Start of Material provided
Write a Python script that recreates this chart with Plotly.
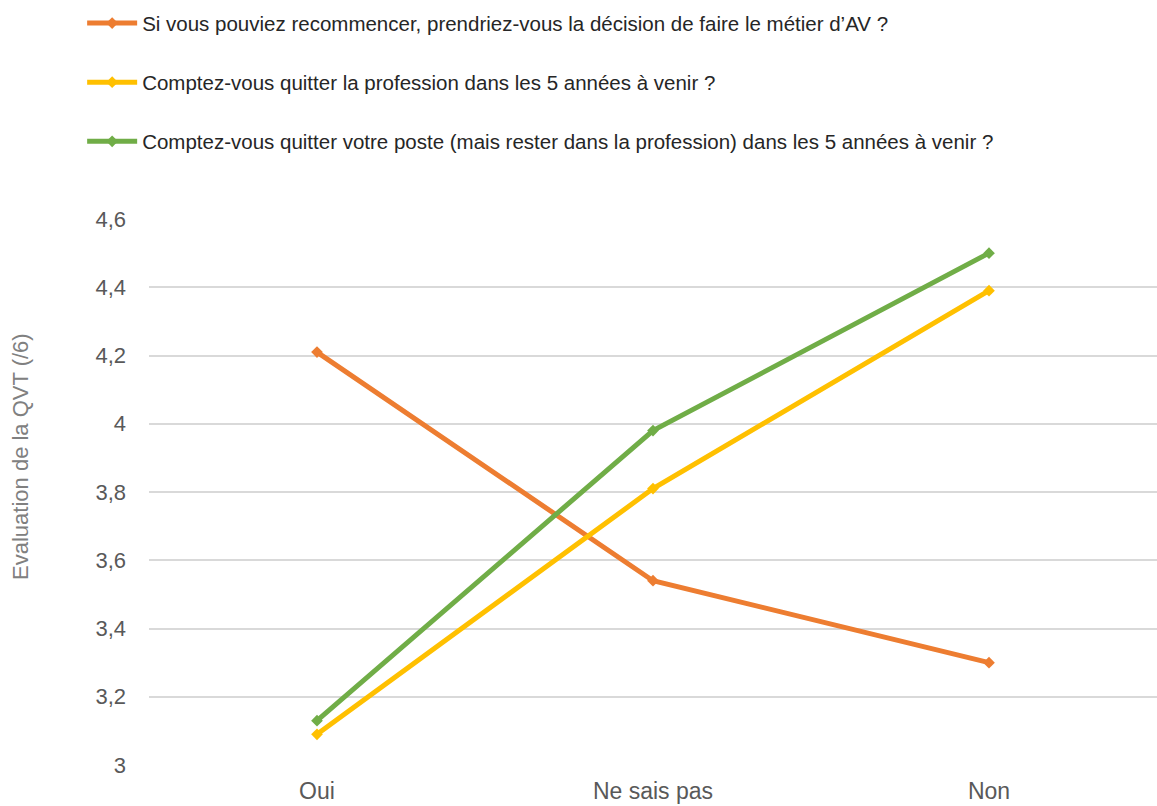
import plotly.graph_objects as go

# Réponses possibles (axe des abscisses)
categories = ["Oui", "Ne sais pas", "Non"]

# Libellés des questions
q_recommencer = "Si vous pouviez recommencer, prendriez-vous la décision de faire le métier d’AV ?"
q_profession = "Comptez-vous quitter la profession dans les 5 années à venir ?"
q_poste = "Comptez-vous quitter votre poste (mais rester dans la profession) dans les 5 années à venir ?"

# Évaluation moyenne de la QVT (/6) selon la réponse
qvt_recommencer = [4.21, 3.54, 3.30]
qvt_profession = [3.09, 3.81, 4.39]
qvt_poste = [3.13, 3.98, 4.50]

y_ticks = [3, 3.2, 3.4, 3.6, 3.8, 4, 4.2, 4.4, 4.6]
y_tick_labels = ["3", "3,2", "3,4", "3,6", "3,8", "4", "4,2", "4,4", "4,6"]
y_title = "Evaluation de la QVT (/6)"

series = [
    (q_recommencer, qvt_recommencer, "#ED7D31", "g1"),
    (q_profession, qvt_profession, "#FFC000", "g2"),
    (q_poste, qvt_poste, "#70AD47", "g3"),
]

fig = go.Figure()
for name, values, color, group in series:
    fig.add_trace(go.Scatter(
        x=categories,
        y=values,
        name=name,
        mode="lines+markers",
        line=dict(color=color, width=5),
        marker=dict(symbol="diamond", size=9, color=color),
        legendgroup=group,
    ))

fig.update_layout(
    width=1157,
    height=806,
    margin=dict(l=149, r=0, t=219, b=41, autoexpand=False),
    paper_bgcolor="white",
    plot_bgcolor="white",
    font=dict(family="Liberation Sans, Arial, sans-serif", color="#595959"),
    showlegend=True,
    legend=dict(
        x=0.071, y=0.996,
        xref="container", yref="container",
        xanchor="left", yanchor="top",
        orientation="v",
        tracegroupgap=29.5,
        itemwidth=50,
        font=dict(size=20.5, color="#262626"),
        bgcolor="rgba(0,0,0,0)",
    ),
    xaxis=dict(
        type="category",
        range=[-0.5, 2.5],
        showgrid=False,
        showline=False,
        zeroline=False,
        tickfont=dict(size=23, color="#595959"),
        ticklabelstandoff=10,
    ),
    yaxis=dict(
        range=[3, 4.6],
        tickvals=y_ticks,
        ticktext=y_tick_labels,
        showgrid=True,
        gridcolor="#D9D9D9",
        gridwidth=2,
        zeroline=False,
        showline=False,
        tickfont=dict(size=22, color="#595959"),
        ticklabelstandoff=22,
    ),
    annotations=[dict(
        text=y_title,
        textangle=-90,
        xref="paper", yref="paper",
        x=-0.127, y=0.566,
        xanchor="center", yanchor="middle",
        showarrow=False,
        font=dict(size=22, color="#808080"),
    )],
)

fig.write_html("out.html")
End of Material provided
→ The task
Restate each line from the start of the listing through the line bearing "quitter votre poste" word for word. Drop the pictures.

→ Task result
Write a Python script that recreates this chart with Plotly.
import plotly.graph_objects as go

# Réponses possibles (axe des abscisses)
categories = ["Oui", "Ne sais pas", "Non"]

# Libellés des questions
q_recommencer = "Si vous pouviez recommencer, prendriez-vous la décision de faire le métier d’AV ?"
q_profession = "Comptez-vous quitter la profession dans les 5 années à venir ?"
q_poste = "Comptez-vous quitter votre poste (mais rester dans la profession) dans les 5 années à venir ?"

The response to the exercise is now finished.